On a hot day with steep climbs and treacherous descents, we were passed by a zillion day hikers. Oh how we envied their light day-packs (or no packs)! We chatted with a few, telling our story, hearing theirs. One dad and sons gave us a variety of yummy snacks. Another couple gave each of us an apple–a luxury we can’t usually afford weight-wise. MAGIC! Fresh fruit

In your day today–look for someone who could use a bit of encouragement and give them a smile or a wee-small giftie. You never know when such little things might be received as MAGIC!

Benches Are Blessings

We have discovered another simple thing that most of us either take for granted or never notice in daily life: benches!

When carrying a heavy pack over uneven terrain, sooner or later one’s joints begin to ache. (Yes, even for teens…it just takes longer for them than for us old ones!) Finding a place to take off the backpack and sit for a few minutes takes on immense significance on a tiring day.
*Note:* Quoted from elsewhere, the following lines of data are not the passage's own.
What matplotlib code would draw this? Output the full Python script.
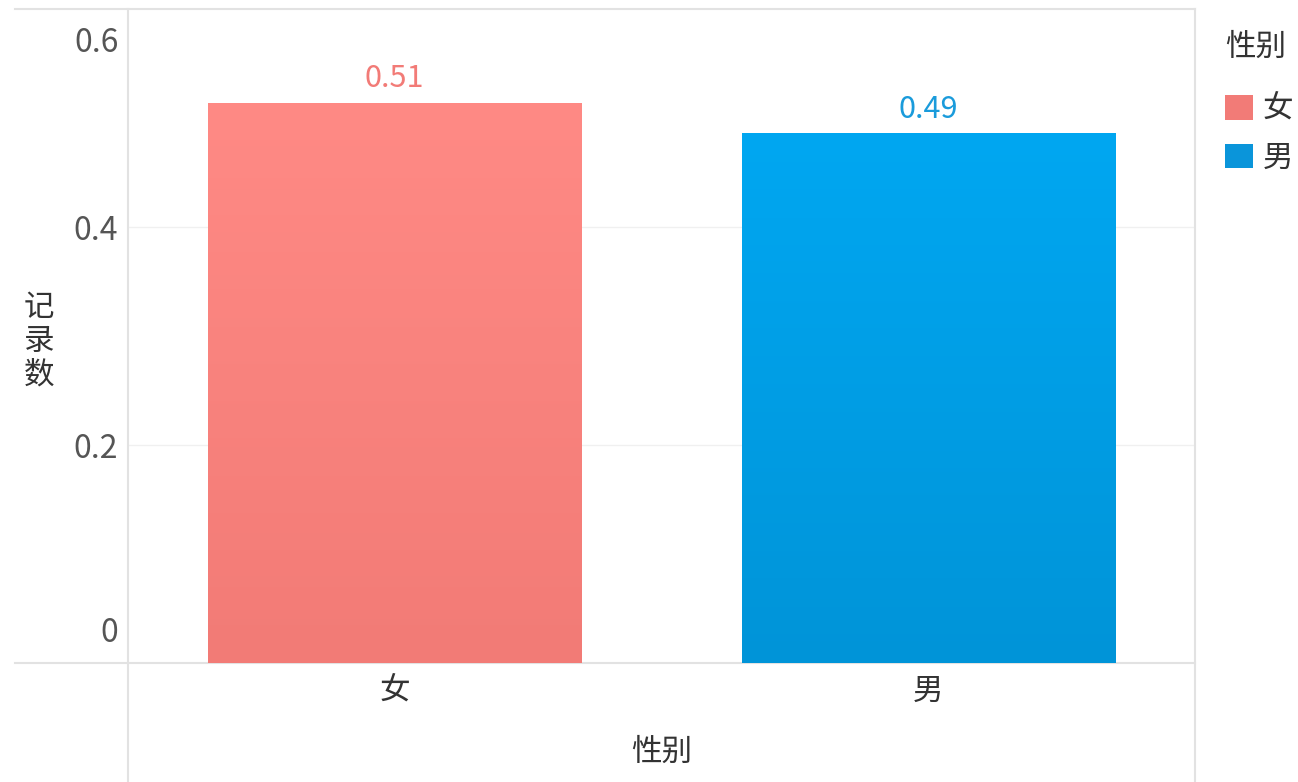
import numpy as np
import matplotlib
matplotlib.use('Agg')
import matplotlib.pyplot as plt
import matplotlib.transforms as mtransforms
from matplotlib.patches import Patch
from matplotlib.colors import LinearSegmentedColormap

plt.rcParams['font.family'] = ['Noto Sans CJK SC', 'DejaVu Sans']

# data
genders = ['女', '男']
values = [0.514, 0.486]
yticks = [0, 0.2, 0.4, 0.6]
ytick_labels = ['0', '0.2', '0.4', '0.6']

# colours (top, bottom) of each bar's gradient
grad = [('#FF8A85', '#F27B76'), ('#00A7F1', '#0094D8')]
label_colors = ['#F27B77', '#1A9BDB']
legend_colors = ['#F27B77', '#0A95DA']

fig = plt.figure(figsize=(12.98, 7.82), dpi=100)
ax = fig.add_axes([128 / 1298, (782 - 663) / 782, (1195 - 128) / 1298, (663 - 9) / 782])

x = np.arange(len(genders))
bars = ax.bar(x, values, width=0.7, color='none', edgecolor='none')

# vertical gradient inside each bar
for b, (top, bot) in zip(bars, grad):
    cmap = LinearSegmentedColormap.from_list('g', [bot, top])
    x0, y0 = b.get_x(), b.get_y()
    w, h = b.get_width(), b.get_height()
    img = ax.imshow(np.linspace(0, 1, 256).reshape(-1, 1), cmap=cmap, aspect='auto',
                    origin='lower', extent=[x0, x0 + w, y0, y0 + h], zorder=2)
    img.set_clip_path(b)
ax.set_xlim(-0.5, len(genders) - 0.5)
ax.set_ylim(0, 0.6)

# value labels
for b, v, c in zip(bars, values, label_colors):
    ax.annotate(f'{v:.2f}', (b.get_x() + b.get_width() / 2, v), xytext=(0, 6),
                textcoords='offset points', ha='center', va='bottom',
                fontsize=22, color=c)

# grid / frame
for s in ax.spines.values():
    s.set_visible(False)
for yv in yticks[1:-1]:
    ax.axhline(yv, color='#F0F0F0', lw=1, zorder=0)
line_kw = dict(color='#E2E2E2', lw=1.5, clip_on=False, zorder=1)
ax.plot([-0.106, 1], [0, 0], transform=ax.get_yaxis_transform(), **line_kw)
ax.plot([-0.106, 1], [0.6, 0.6], transform=ax.get_yaxis_transform(), **line_kw)
ax.plot([0, 0], [-0.183, 1], transform=ax.transAxes, **line_kw)
ax.plot([1, 1], [-0.183, 1], transform=ax.transAxes, **line_kw)

# ticks
ax.set_yticks(yticks)
ax.set_yticklabels(ytick_labels, fontsize=23, color='#555555')
ax.tick_params(axis='y', length=0, pad=7)
ax.set_xticks(x)
ax.set_xticklabels(genders, fontsize=22, color='#333333')
ax.tick_params(axis='x', length=0, pad=9)
labs = ax.get_yticklabels()
labs[0].set_transform(labs[0].get_transform() +
                      mtransforms.ScaledTranslation(0, 33 / 100, fig.dpi_scale_trans))
labs[-1].set_transform(labs[-1].get_transform() +
                       mtransforms.ScaledTranslation(0, -30 / 100, fig.dpi_scale_trans))

ax.set_xlabel('性别', fontsize=22, color='#333333', labelpad=22)
fig.text(39 / 1298, 1 - 341 / 782, '记\n录\n数', fontsize=22, color='#333333',
         ha='center', va='center', linespacing=1.12)

# legend
fig.text(1225 / 1298, 1 - 47 / 782, '性别', fontsize=22, color='#333333',
         ha='left', va='center')
handles = [Patch(facecolor=c, edgecolor='none') for c in legend_colors]
leg = fig.legend(handles, genders, loc='upper left',
                 bbox_to_anchor=(1225 / 1298, 1 - 94 / 782), frameon=False,
                 fontsize=22, handlelength=0.92, handleheight=0.85,
                 handletextpad=0.3, labelspacing=0.58, borderaxespad=0, borderpad=0)
for t in leg.get_texts():
    t.set_color('#333333')

fig.savefig('out.png', dpi=100)
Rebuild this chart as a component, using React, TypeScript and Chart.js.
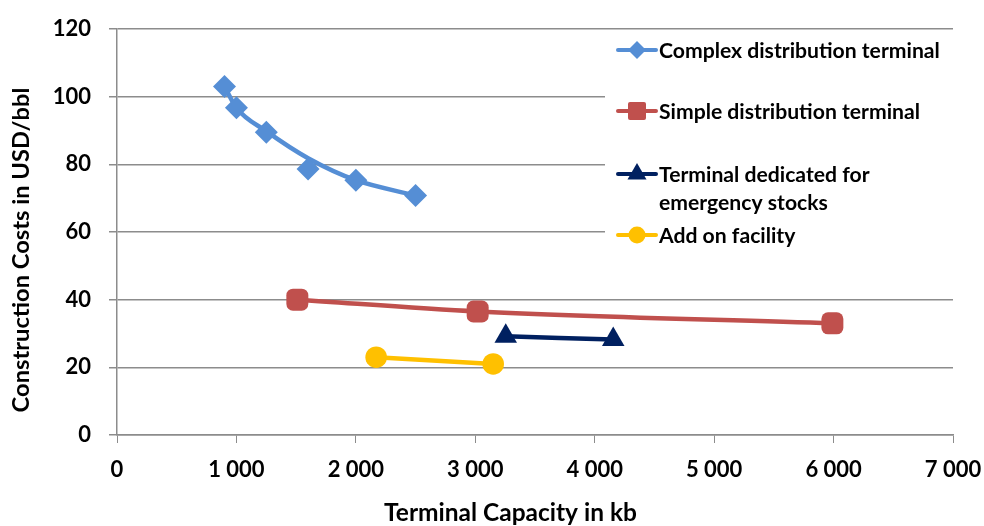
import { useEffect, useRef } from "react";
import { Chart, registerables } from "chart.js";
Chart.register(...registerables);

const seriesNames = [
  "Complex distribution terminal",
  "Simple distribution terminal",
  "Terminal dedicated for emergency stocks",
  "Add on facility",
];
const legendLines = [
  ["Complex distribution terminal"],
  ["Simple distribution terminal"],
  ["Terminal dedicated for", "emergency stocks"],
  ["Add on facility"],
];

const complexCapacity = [900, 1000, 1250, 1600, 2000, 2500];
const complexCost = [103, 96.7, 89.5, 78.6, 75.3, 70.8];
// smoothed line as drawn in the picture
const complexLineCapacity = [900, 1000, 1250, 1600, 2000, 2500];
const complexLineCost = [103, 96.7, 89.8, 81.8, 75.3, 70.8];

const simpleCapacity = [1510, 3020, 5990];
const simpleCost = [40, 36.5, 33];

const emergencyCapacity = [3255, 4155];
const emergencyCost = [29.2, 28.2];

const addOnCapacity = [2170, 3150];
const addOnCost = [23, 21];

const seriesColors = ["#558ED5", "#C0504D", "#002060", "#FFC000"];
const pointStyles = ["rectRot", "rectRounded", "triangle", "circle"];
const pointRadii = [11.5, 12.8, 13, 10.8];

const xTitle = "Terminal Capacity in kb";
const yTitle = "Construction Costs in USD/bbl";

const FONT = "Lato, 'Open Sans', sans-serif";
const GRID = "#8c8c8c";

function pts(xs: number[], ys: number[]) {
  return xs.map((x, i) => ({ x, y: ys[i] }));
}

function fitSize(text: string, width: number) {
  const c = document.createElement("canvas").getContext("2d")!;
  c.font = `bold 100px ${FONT}`;
  return (100 * width) / c.measureText(text).width;
}

function drawMarker(ctx: CanvasRenderingContext2D, style: string, x: number, y: number, r: number) {
  ctx.beginPath();
  if (style === "rectRot") {
    ctx.moveTo(x - r, y);
    ctx.lineTo(x, y - r);
    ctx.lineTo(x + r, y);
    ctx.lineTo(x, y + r);
    ctx.closePath();
  } else if (style === "rectRounded") {
    const s = r;
    const c = 2;
    ctx.moveTo(x - s + c, y - s);
    ctx.arcTo(x + s, y - s, x + s, y + s, c);
    ctx.arcTo(x + s, y + s, x - s, y + s, c);
    ctx.arcTo(x - s, y + s, x - s, y - s, c);
    ctx.arcTo(x - s, y - s, x + s, y - s, c);
    ctx.closePath();
  } else if (style === "triangle") {
    ctx.moveTo(x, y - r);
    ctx.lineTo(x + r * 0.866, y + r * 0.5);
    ctx.lineTo(x - r * 0.866, y + r * 0.5);
    ctx.closePath();
  } else {
    ctx.arc(x, y, r, 0, Math.PI * 2);
  }
  ctx.fill();
}

const overlayPlugin = {
  id: "overlay",
  afterDraw(chart: any) {
    const ctx: CanvasRenderingContext2D = chart.ctx;
    const area = chart.chartArea;
    ctx.save();
    ctx.fillStyle = "#ffffff";
    ctx.fillRect(605, area.top + 2, area.right - 605, 226);
    const rowY = [50, 111, 174, 235];
    const markerR = [9, 9, 11, 8.5];
    const legendSize = fitSize(legendLines[0][0], 281);
    legendLines.forEach((lines, i) => {
      const y = rowY[i];
      ctx.strokeStyle = seriesColors[i];
      ctx.fillStyle = seriesColors[i];
      ctx.lineWidth = 4;
      ctx.lineCap = "round";
      ctx.beginPath();
      ctx.moveTo(618, y);
      ctx.lineTo(656, y);
      ctx.stroke();
      drawMarker(ctx, pointStyles[i], 637, y, markerR[i]);
      ctx.fillStyle = "#000000";
      ctx.font = `bold ${legendSize}px ${FONT}`;
      ctx.textAlign = "left";
      ctx.textBaseline = "middle";
      lines.forEach((t, j) => ctx.fillText(t, 659, y + 1 + j * 28));
    });
    ctx.fillStyle = "#000000";
    ctx.font = `bold ${fitSize(xTitle, 253)}px ${FONT}`;
    ctx.textAlign = "center";
    ctx.textBaseline = "alphabetic";
    ctx.fillText(xTitle, 510.5, 521);
    ctx.save();
    ctx.translate(29, 250);
    ctx.rotate(-Math.PI / 2);
    ctx.font = `bold ${fitSize(yTitle, 325)}px ${FONT}`;
    ctx.fillText(yTitle, 0, 0);
    ctx.restore();
    ctx.restore();
  },
};

export default function App() {
  const ref = useRef<HTMLCanvasElement>(null);
  useEffect(() => {
    document.body.style.margin = "0";
    const allX = [complexCapacity, simpleCapacity, emergencyCapacity, addOnCapacity];
    const allY = [complexCost, simpleCost, emergencyCost, addOnCost];
    const tickSize = 22;
    const datasets: any[] = [
      {
        label: seriesNames[0] + " line",
        data: pts(complexLineCapacity, complexLineCost),
        borderColor: seriesColors[0],
        backgroundColor: seriesColors[0],
        borderWidth: 4.5,
        cubicInterpolationMode: "monotone",
        pointRadius: 0,
        fill: false,
        order: 5,
      },
    ];
    seriesNames.forEach((name, i) => {
      datasets.push({
        label: name,
        data: pts(allX[i], allY[i]),
        borderColor: seriesColors[i],
        backgroundColor: seriesColors[i],
        borderWidth: 4.5,
        showLine: i !== 0,
        cubicInterpolationMode: "monotone",
        pointStyle: pointStyles[i] as any,
        pointRadius: pointRadii[i],
        pointBorderWidth: 0,
        fill: false,
        order: 4 - i,
      });
    });
    const chart = new Chart(ref.current!, {
      type: "line",
      data: { datasets },
      options: {
        animation: false,
        responsive: false,
        layout: { padding: { top: 29, right: 31, bottom: 0, left: 0 } },
        plugins: { legend: { display: false }, tooltip: { enabled: false } },
        scales: {
          x: {
            type: "linear",
            min: 0,
            max: 7000,
            afterFit: (s: any) => {
              s.height = 91;
              s.paddingLeft = 0;
              s.paddingRight = 0;
            },
            ticks: {
              stepSize: 1000,
              color: "#000",
              padding: 14,
              font: { family: FONT, size: tickSize, weight: "bold" },
              callback: (v: any) => String(v).replace(/\B(?=(\d{3})+(?!\d))/g, " "),
            },
            grid: { drawOnChartArea: false, drawTicks: true, tickLength: 8, color: GRID },
            border: { color: GRID, width: 1.5 },
          },
          y: {
            min: 0,
            max: 120,
            afterFit: (s: any) => {
              s.width = 117;
              s.paddingTop = 0;
              s.paddingBottom = 0;
            },
            ticks: {
              stepSize: 20,
              color: "#000",
              padding: 18,
              font: { family: FONT, size: tickSize, weight: "bold" },
            },
            grid: { color: GRID, lineWidth: 1.5, tickLength: 8 },
            border: { color: GRID, width: 1.5 },
          },
        },
      },
      plugins: [overlayPlugin],
    });
    return () => chart.destroy();
  }, []);
  return (
    <div style={{ position: "fixed", left: 0, top: 0, width: 984, height: 526, background: "#fff" }}>
      <canvas ref={ref} width={984} height={526} />
    </div>
  );
}
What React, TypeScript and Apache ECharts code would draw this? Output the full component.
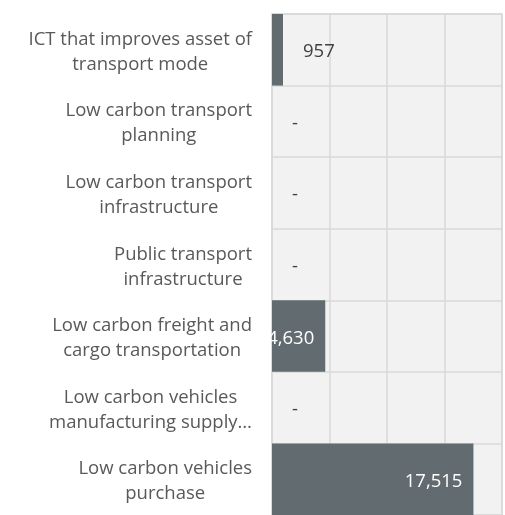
import React, { useEffect, useRef } from "react";
import * as echarts from "echarts";

const categories = [
  "ICT that improves asset of\ntransport mode",
  "Low carbon transport\nplanning",
  "Low carbon transport\ninfrastructure",
  "Public transport\ninfrastructure",
  "Low carbon freight and\ncargo transportation",
  "Low carbon vehicles\nmanufacturing supply…",
  "Low carbon vehicles\npurchase",
];
const values = [957, 0, 0, 0, 4630, 0, 17515];
const axisMax = 20000;
const axisInterval = 5000;

const fmt = (v: number) => (v === 0 ? "-" : v.toLocaleString("en-US"));

export default function App() {
  const ref = useRef<HTMLDivElement>(null);
  useEffect(() => {
    if (!ref.current) return;
    const chart = echarts.init(ref.current, undefined, { renderer: "svg" });
    const font = "Open Sans";
    const data = values.map((v) => {
      const big = v > 2000;
      return {
        value: v,
        label: big
          ? { position: "insideRight", distance: 11, color: "#ffffff" }
          : { position: "right", distance: 20, color: "#404040" },
      };
    });
    chart.setOption({
      animation: false,
      grid: {
        left: 272,
        right: 3,
        top: 14,
        bottom: 0,
        show: true,
        backgroundColor: "#f2f2f2",
        borderColor: "#d9d9d9",
        borderWidth: 1.5,
      },
      xAxis: {
        type: "value",
        min: 0,
        max: axisMax,
        interval: axisInterval,
        axisLabel: { show: false },
        axisLine: { show: false },
        axisTick: { show: false },
        splitLine: { show: true, lineStyle: { color: "#d9d9d9", width: 1.5 } },
      },
      yAxis: {
        type: "category",
        inverse: true,
        data: categories,
        axisLine: { show: false },
        axisTick: { show: false },
        splitLine: { show: true, lineStyle: { color: "#d9d9d9", width: 1.5 } },
        axisLabel: {
          margin: 20,
          align: "right",
          formatter: (v: string) =>
            v
              .split("\n")
              .map((l) => `{c|${l}}`)
              .join("\n"),
          rich: {
            c: {
              align: "center",
              fontFamily: font,
              fontSize: 18.5,
              lineHeight: 25,
              color: "#595959",
            },
          },
        },
      },
      series: [
        {
          type: "bar",
          data,
          barCategoryGap: "0%",
          itemStyle: { color: "#616b70" },
          label: {
            show: true,
            fontFamily: font,
            fontSize: 18.5,
            formatter: (p: any) => fmt(p.value),
          },
        },
      ],
    });
    return () => chart.dispose();
  }, []);
  return (
    <div
      ref={ref}
      style={{ position: "fixed", left: 0, top: 0, width: 505, height: 515 }}
    />
  );
}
Any stump, log,  or stone will do…but it is better if there is a back to lean against, as with these stone chairs at one campsite.

Stone chair

Even better is a seat that is long enough to turn sideways and prop up one’s feet as with this triple-wide Adirondack style chair at one shelter. Adirondack bench

A picnic table loses points for having no back to lean against. At shelters with tables, cooking gets done here, but lounging is more often done against the shelter walls. On the other hand, when found at a parking area along the trail, picnic tables get high points for being the perfect height to easily get back into the pack when rest time is over. Picnic table

But the luxury of luxuries? Check out this treasure found at the David Lesser Memorial Shelter in Virginia: Forest swing

We will let you know if we find more gems like this. In the mean time, what’s YOUR favorite place to lounge and recover from a tough day?